The debut Can-Am race at Laguna Seca read like a “Who’s Who” of period racing greats, thanks in part to the generous purse paid courtesy of sponsorship from Johnson Wax. American Formula 1 champion Phil Hill was in the grid, as were Bruce McLaren, Mark Donohue, Masten Gregory, John Surtees, Charlie Parsons, George Follmer, Pedro Rodriguez, Denny Hulme, Parnelli Jones, Chris Amon, Dan Gurney and Sam Posey, to name but a few of the 38 entrants. Jim Hall, driving a Chevy-powered Chaparral 2E started on pole, alongside Hill, his teammate, also piloting a 2E.

Chaparral 2E Can Am

Phil Hill driving the Chaparral 2E during the 1966 Can-Am season. Photo courtesy GM Media.

When the checkered flag fell 106 laps later, Hill had taken the win in the Chaparral 2E, the innovative car’s sole Can-Am victory. Equipped with a clutchless, semi-automatic transmission, the Chaparral found another use for the third pedal; when depressed by the driver, it changed the rear wing’s angle of attack and blocked vents in the front of the car, reducing drag (and downforce) for greater straight-line speed. Releasing the pedal added downforce to both the front and rear of the car, thus increasing corning speeds.

Bruce McLaren finished third in the 1966 season standings, but things would change in 1967. The McLaren team (consisting of Bruce McLaren and Denny Hulme) dominated the Can-Am series in 1967, winning five of the series’ six races, including the event at Laguna Seca. It may well have been a clean sweep, but both McLaren and Hulme suffered engine failures at the Las Vegas season-ender.

The following season, 1968, was also a good one for the McLaren team, which took wins in four of the six events.
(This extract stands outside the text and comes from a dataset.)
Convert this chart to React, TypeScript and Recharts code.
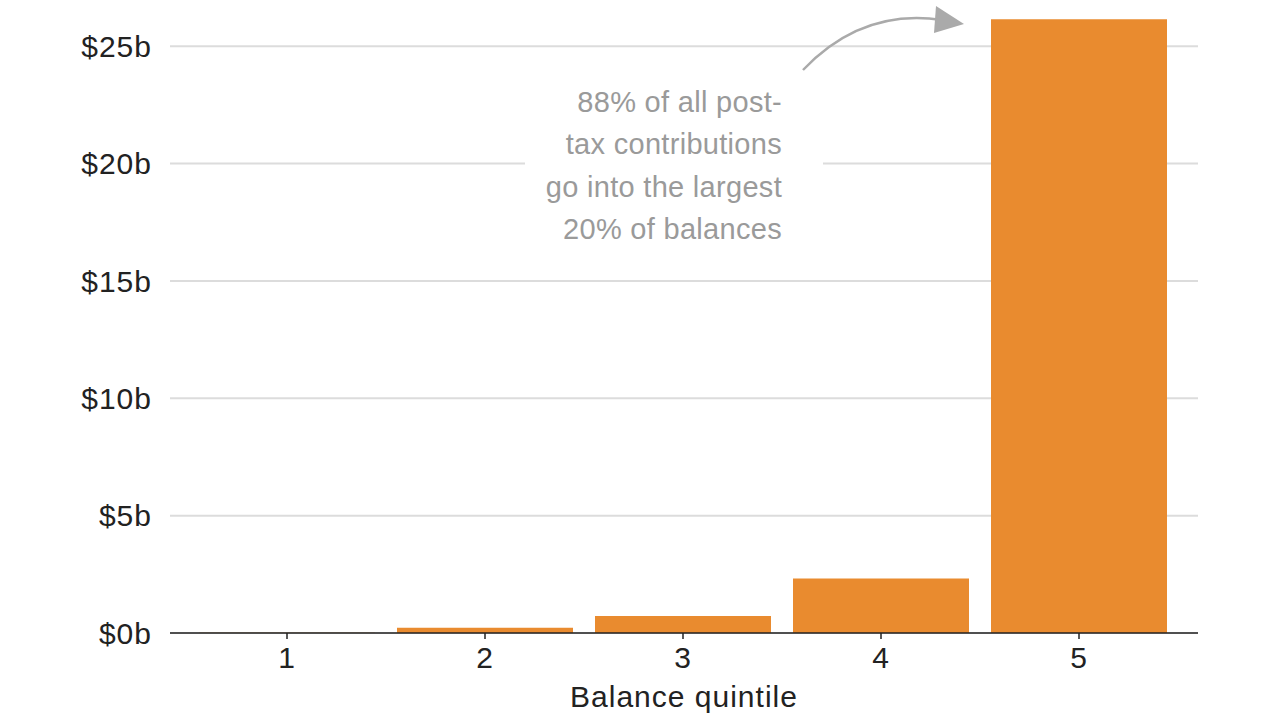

Laguna Seca, however, was won by Canadian John Cannon, driving a near-obsolete McLaren M1B. In 1969, the series expanded from six events to 11, with the McLaren team capturing victory at each race. The series became known as the “Bruce and Denny show,” and even Bruce McLaren’s untimely death in June 1970 had no impact on the team’s dominance in Can-Am. That year, Hulme captured another championship for McLaren, while Dan Gurney and Peter Gethin piloted the team’s second car.

McLaren M8B

Stirling Moss, Bruce McLaren (cockpit, L) and Denny Hulme with a McLaren M8B during the 1969 Can-Am season. Photo courtesy McLaren.
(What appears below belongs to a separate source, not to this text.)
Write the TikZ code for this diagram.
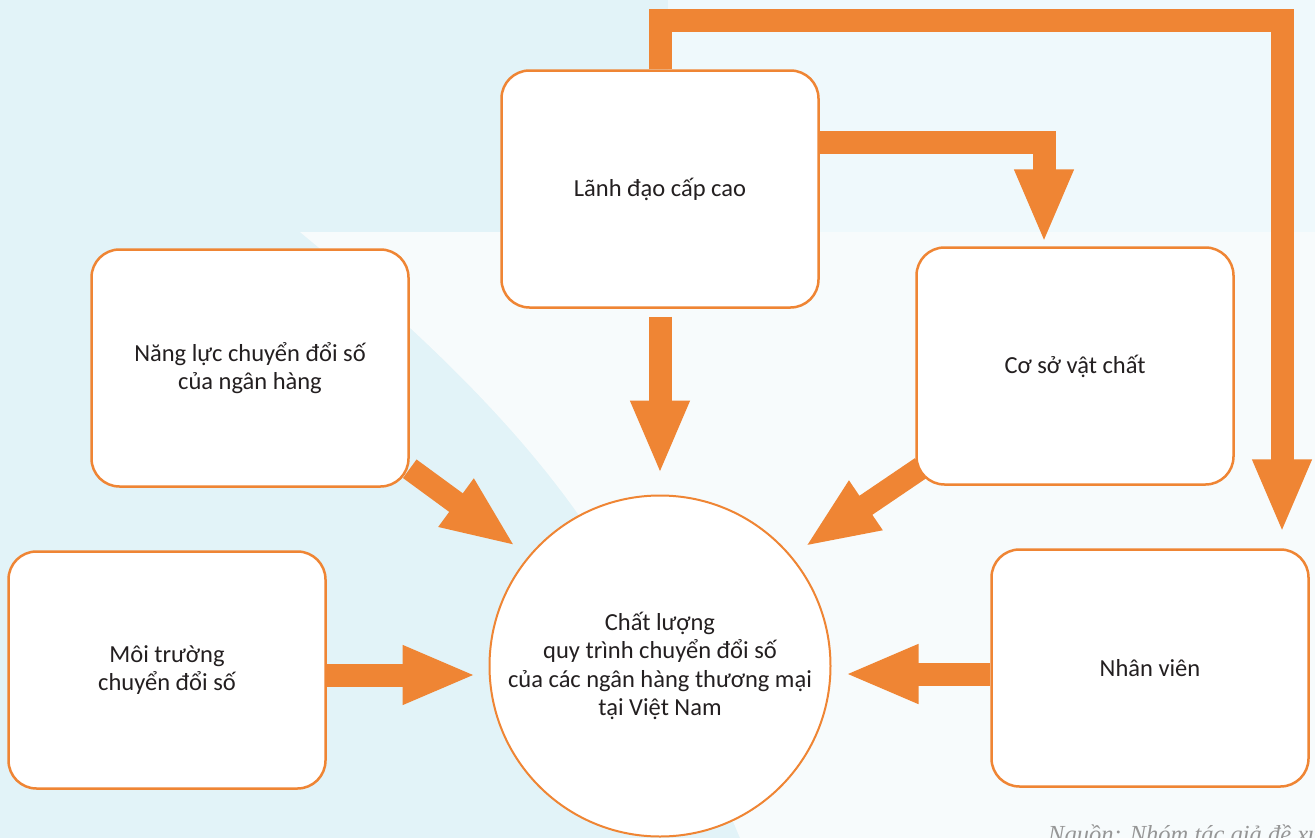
\documentclass[tikz,border=0pt]{standalone}
\usepackage{fontspec}
\setmainfont{Carlito}
\newfontfamily\srcfont{Liberation Serif}
\usetikzlibrary{arrows.meta}
\definecolor{bgcyan}{RGB}{226,243,248}
\definecolor{bgpale}{RGB}{239,249,252}
\definecolor{bgwhite}{RGB}{247,251,252}
\definecolor{orng}{RGB}{239,133,52}
\definecolor{txt}{RGB}{35,31,32}
\definecolor{srcgray}{RGB}{150,150,150}
\pgfdeclarelayer{bg}
\pgfdeclarelayer{arrowlayer}
\pgfsetlayers{bg,arrowlayer,main}
\tikzset{
  box/.style={draw=orng, line width=2.5pt, fill=white, rounded corners=28pt,
    minimum width=317pt, minimum height=237pt, align=center, inner sep=0pt,
    font=\fontsize{24.5}{28.5}\selectfont, text=txt},
  hub/.style={circle, draw=orng, line width=2pt, fill=white, minimum size=341pt,
    align=center, inner sep=0pt, font=\fontsize{24.5}{28.5}\selectfont, text=txt},
  arr/.style={draw=orng, line width=23pt, line join=miter,
    -{Triangle[length=74pt 0, width=54pt 0]}},
  srcnote/.style={anchor=base west, font=\srcfont\itshape\fontsize{24.5}{27}\selectfont, text=srcgray, inner sep=0pt}
}
\begin{document}
\begin{tikzpicture}[x=1pt,y=-1pt]
\useasboundingbox (0,0) rectangle (1315,838);
\clip (0,0) rectangle (1315,838);
\begin{pgfonlayer}{bg}
  \fill[bgcyan] (0,0) rectangle (1315,838);
  \fill[bgpale] (668,0) rectangle (1315,232);
  \fill[bgwhite] (300,232) -- (1315,232) -- (1315,838) -- (740,838)
     .. controls (640,600) and (600,480) .. (300,232) -- cycle;
\end{pgfonlayer}

\node[box] (lanhdao) at (660,189) {Lãnh đạo cấp cao};
\node[box] (nangluc) at (250,368) {Năng lực chuyển đổi số\\của ngân hàng};
\node[box] (coso) at (1075,366) {Cơ sở vật chất};
\node[box] (moitruong) at (167,670) {Môi trường\\chuyển đổi số};
\node[box] (nhanvien) at (1150,668) {Nhân viên};
\node[hub] (chatluong) at (660,666) {Chất lượng\\quy trình chuyển đổi số\\của các ngân hàng thương mại\\tại Việt Nam};

\coordinate (topbend) at (660,20);

\begin{pgfonlayer}{arrowlayer}
  \draw[arr, shorten <=8pt, shorten >=20pt] (lanhdao.south) -- (chatluong.north);
  \draw[arr, shorten >=3pt] ([yshift=47pt]lanhdao.east) -| ([xshift=-31pt]coso.north);
  \draw[arr, shorten >=15pt] (lanhdao.north) -- (topbend) -| ([xshift=132pt]nhanvien.north);
  \draw[arr, shorten >=16pt] ([yshift=19pt]nangluc.south east) -- (chatluong.140);
  \draw[arr, shorten >=16pt] ([xshift=6pt,yshift=18pt]coso.south west) -- (chatluong.40);
  \draw[arr, shorten >=12pt] ([yshift=-5pt]moitruong.east) -- ([yshift=-5pt]moitruong.east -| chatluong.west);
  \draw[arr, shorten >=13pt] ([yshift=-6pt]nhanvien.west) -- ([yshift=-6pt]nhanvien.west -| chatluong.east);
\end{pgfonlayer}

\node[srcnote] (src) at (1048,842) {Nguồn: Nhóm tác giả đề xuất};
\end{tikzpicture}
\end{document}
Change was on the horizon, though the 1971 season would see McLaren (and driver Peter Revson) capture one final Can-Am championship. In 1972, Porsche’s 917/10 debuted, leading to a championship for George Follmer (substituting for the injured Mark Donohue) and Penske Racing, including a victory for Follmer at Laguna Seca.  The following year, 1973, saw the introduction of the more-powerful Porsche 917/30, and aside from a pair of early season losses (to Porsche 917/10s), the series, and the championship, belonged to Mark Donohue and Roger Penske Enterprises.

Porsche 917 30

Mark Donohue behind the wheel of the Porsche 917/30 during the 1973 season. Photo courtesy Porsche AG.

Then, it was over. With concern growing about the series’ rising cost and the message that such conspicuous consumption sent in the face of a looming fuel shortage, the Can-Am series was cancelled just five races in the 1974 season. Its loss created a vacuum in motorsports that has never been filled, and it isn’t likely that the future will give rise to a series whose only rules are, “add a passenger seat and don’t mount the rear wing on the suspension.”

The Mazda Raceway Laguna Seca Spring Classic will feature events beyond Can-Am as well, and other vintage classes scheduled to run include 1967-’72 Formula B, 1973-’84 SCCA production GT cars, 1966-’72 Trans Am over 2.5-liter, 1973-’79 Formula Atlantic, 1966-’72 Trans Am 2.5-liter, 1983-2007 World Sports Car Le Mans Prototype, 1979-2006 Historic Stock Cars, and 1967-‘84 Formula 1.